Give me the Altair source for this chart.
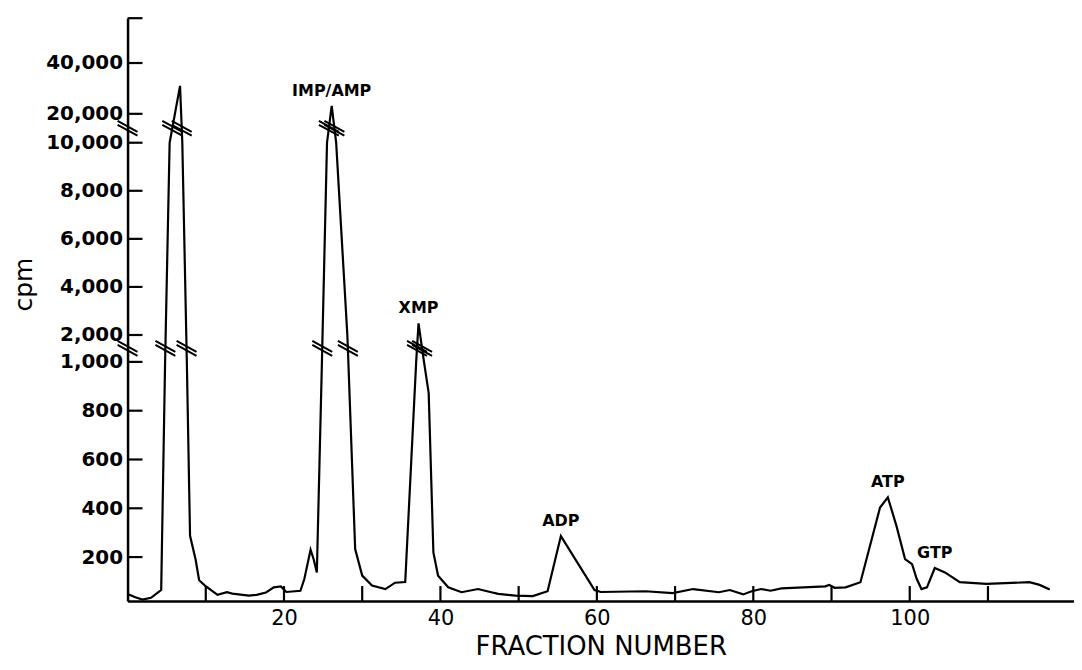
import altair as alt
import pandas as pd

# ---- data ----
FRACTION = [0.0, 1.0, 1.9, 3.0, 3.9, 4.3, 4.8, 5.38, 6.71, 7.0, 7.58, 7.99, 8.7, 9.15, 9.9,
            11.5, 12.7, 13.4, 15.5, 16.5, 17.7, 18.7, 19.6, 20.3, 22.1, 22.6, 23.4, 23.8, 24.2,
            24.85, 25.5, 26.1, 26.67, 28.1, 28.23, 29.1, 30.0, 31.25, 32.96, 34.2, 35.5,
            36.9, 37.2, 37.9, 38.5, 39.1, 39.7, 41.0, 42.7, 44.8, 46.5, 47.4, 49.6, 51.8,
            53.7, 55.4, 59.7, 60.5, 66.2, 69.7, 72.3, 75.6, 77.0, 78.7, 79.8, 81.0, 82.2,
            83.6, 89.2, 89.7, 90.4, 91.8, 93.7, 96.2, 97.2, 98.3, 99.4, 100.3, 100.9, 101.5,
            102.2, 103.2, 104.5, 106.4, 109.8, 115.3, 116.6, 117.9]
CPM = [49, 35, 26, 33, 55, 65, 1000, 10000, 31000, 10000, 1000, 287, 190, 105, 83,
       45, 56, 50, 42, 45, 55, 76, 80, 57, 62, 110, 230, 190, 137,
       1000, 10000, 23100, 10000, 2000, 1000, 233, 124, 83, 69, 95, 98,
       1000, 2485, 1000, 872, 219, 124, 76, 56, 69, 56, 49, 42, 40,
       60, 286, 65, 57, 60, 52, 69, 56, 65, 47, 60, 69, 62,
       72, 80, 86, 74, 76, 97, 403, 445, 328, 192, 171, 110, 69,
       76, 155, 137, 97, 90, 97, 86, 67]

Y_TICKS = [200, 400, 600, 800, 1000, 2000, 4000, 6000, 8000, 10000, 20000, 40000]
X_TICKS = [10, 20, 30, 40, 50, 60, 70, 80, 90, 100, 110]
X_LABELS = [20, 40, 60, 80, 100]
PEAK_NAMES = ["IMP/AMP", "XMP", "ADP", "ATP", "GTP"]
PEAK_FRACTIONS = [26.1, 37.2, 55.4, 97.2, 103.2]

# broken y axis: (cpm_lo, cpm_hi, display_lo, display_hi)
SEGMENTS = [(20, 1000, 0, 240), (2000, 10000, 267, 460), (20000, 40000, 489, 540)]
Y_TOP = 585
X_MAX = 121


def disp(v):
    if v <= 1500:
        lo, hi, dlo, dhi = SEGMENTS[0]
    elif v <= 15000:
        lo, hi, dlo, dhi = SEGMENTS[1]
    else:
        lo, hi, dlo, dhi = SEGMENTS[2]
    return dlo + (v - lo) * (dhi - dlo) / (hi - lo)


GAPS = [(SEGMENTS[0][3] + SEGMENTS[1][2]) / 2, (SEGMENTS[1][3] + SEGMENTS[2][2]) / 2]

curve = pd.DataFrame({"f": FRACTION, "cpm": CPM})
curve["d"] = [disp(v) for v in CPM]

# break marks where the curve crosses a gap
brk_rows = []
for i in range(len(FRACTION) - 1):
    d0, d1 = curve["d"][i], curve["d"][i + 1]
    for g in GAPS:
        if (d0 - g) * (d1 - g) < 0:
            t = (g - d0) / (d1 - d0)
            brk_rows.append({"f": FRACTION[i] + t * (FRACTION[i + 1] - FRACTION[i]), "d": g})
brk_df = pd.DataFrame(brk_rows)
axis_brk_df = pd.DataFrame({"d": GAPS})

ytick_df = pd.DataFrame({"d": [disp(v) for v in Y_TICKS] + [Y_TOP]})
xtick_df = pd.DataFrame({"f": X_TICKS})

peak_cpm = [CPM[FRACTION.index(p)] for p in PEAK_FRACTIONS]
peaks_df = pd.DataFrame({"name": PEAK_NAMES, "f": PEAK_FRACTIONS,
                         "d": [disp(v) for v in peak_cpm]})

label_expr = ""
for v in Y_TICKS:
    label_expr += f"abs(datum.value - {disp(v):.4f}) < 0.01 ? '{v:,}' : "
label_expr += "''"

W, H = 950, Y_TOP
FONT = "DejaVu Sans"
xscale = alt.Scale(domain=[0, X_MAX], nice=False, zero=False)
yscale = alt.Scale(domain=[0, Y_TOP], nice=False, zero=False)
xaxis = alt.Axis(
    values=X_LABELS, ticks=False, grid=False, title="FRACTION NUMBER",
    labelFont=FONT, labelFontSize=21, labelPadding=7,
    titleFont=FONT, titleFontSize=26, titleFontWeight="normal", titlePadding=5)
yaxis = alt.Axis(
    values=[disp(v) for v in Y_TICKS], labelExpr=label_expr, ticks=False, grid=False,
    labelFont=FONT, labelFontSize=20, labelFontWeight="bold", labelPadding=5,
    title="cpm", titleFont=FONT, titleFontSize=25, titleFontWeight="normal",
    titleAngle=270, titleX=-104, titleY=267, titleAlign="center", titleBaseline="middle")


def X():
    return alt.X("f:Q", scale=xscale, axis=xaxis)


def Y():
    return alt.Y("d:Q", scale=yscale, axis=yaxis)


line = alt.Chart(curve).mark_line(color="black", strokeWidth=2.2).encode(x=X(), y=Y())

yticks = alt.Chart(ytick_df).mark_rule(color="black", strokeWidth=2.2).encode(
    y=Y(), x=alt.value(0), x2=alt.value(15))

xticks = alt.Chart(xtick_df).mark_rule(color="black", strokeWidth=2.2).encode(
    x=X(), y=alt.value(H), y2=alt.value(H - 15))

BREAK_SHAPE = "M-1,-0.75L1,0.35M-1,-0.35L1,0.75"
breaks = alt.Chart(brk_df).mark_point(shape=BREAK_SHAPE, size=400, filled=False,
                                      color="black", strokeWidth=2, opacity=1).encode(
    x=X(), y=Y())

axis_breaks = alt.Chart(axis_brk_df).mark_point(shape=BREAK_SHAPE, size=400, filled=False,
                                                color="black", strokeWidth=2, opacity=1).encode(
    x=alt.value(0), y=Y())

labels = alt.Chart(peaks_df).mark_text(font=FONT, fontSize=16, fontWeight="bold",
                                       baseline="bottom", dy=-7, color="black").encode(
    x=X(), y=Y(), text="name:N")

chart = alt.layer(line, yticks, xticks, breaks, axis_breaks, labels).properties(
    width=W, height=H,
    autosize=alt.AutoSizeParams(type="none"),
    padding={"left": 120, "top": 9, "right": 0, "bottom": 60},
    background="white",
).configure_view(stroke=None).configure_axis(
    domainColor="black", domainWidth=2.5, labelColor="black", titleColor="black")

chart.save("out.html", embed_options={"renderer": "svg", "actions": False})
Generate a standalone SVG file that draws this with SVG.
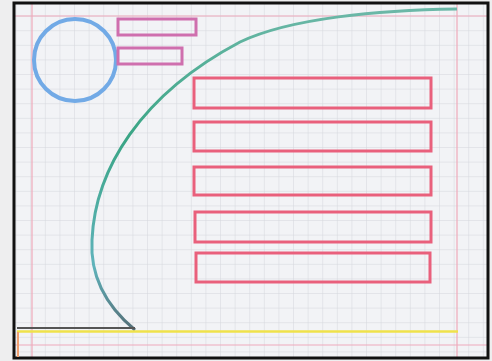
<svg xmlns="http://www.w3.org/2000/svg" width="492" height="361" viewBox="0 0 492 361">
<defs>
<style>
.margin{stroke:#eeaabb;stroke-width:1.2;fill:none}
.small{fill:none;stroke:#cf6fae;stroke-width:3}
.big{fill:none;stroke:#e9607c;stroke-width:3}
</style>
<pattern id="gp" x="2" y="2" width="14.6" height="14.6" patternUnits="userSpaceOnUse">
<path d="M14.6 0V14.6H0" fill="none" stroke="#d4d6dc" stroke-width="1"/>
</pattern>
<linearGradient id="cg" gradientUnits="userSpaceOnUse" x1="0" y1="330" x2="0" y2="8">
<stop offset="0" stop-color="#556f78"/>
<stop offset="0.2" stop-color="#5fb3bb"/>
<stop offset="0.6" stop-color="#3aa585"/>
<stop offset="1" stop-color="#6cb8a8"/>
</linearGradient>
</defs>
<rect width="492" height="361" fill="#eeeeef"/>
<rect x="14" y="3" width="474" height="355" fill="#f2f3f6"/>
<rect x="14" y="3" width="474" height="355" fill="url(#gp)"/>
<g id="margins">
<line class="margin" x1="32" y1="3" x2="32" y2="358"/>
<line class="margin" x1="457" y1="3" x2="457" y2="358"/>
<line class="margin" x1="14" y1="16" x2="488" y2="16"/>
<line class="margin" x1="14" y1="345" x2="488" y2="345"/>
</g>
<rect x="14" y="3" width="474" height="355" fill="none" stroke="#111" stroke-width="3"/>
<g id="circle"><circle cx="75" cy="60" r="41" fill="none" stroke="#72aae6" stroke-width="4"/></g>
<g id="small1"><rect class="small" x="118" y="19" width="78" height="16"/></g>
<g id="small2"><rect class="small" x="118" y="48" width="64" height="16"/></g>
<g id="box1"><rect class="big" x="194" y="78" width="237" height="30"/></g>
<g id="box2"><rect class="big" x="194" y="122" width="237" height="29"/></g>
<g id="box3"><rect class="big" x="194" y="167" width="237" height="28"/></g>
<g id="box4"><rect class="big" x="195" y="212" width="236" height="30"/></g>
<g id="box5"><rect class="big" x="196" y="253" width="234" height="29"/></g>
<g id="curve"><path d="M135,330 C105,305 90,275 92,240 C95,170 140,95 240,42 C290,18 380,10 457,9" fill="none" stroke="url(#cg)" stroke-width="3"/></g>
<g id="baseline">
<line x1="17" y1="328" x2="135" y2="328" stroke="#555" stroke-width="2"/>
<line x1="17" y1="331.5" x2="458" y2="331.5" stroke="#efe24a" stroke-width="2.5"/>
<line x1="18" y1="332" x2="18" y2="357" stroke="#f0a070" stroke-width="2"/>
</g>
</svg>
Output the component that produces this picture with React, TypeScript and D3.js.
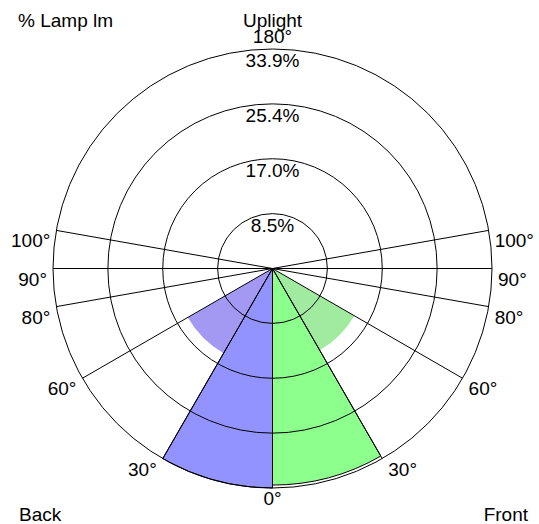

- **TASK REQUIREMENTS**
Leave out any pictures and return exactly the lines from the beginning of the data through the line with "import pandas as pd", inclusive.

- **THE OUTPUT**
Give me the Altair source for this chart.
import altair as alt
import pandas as pd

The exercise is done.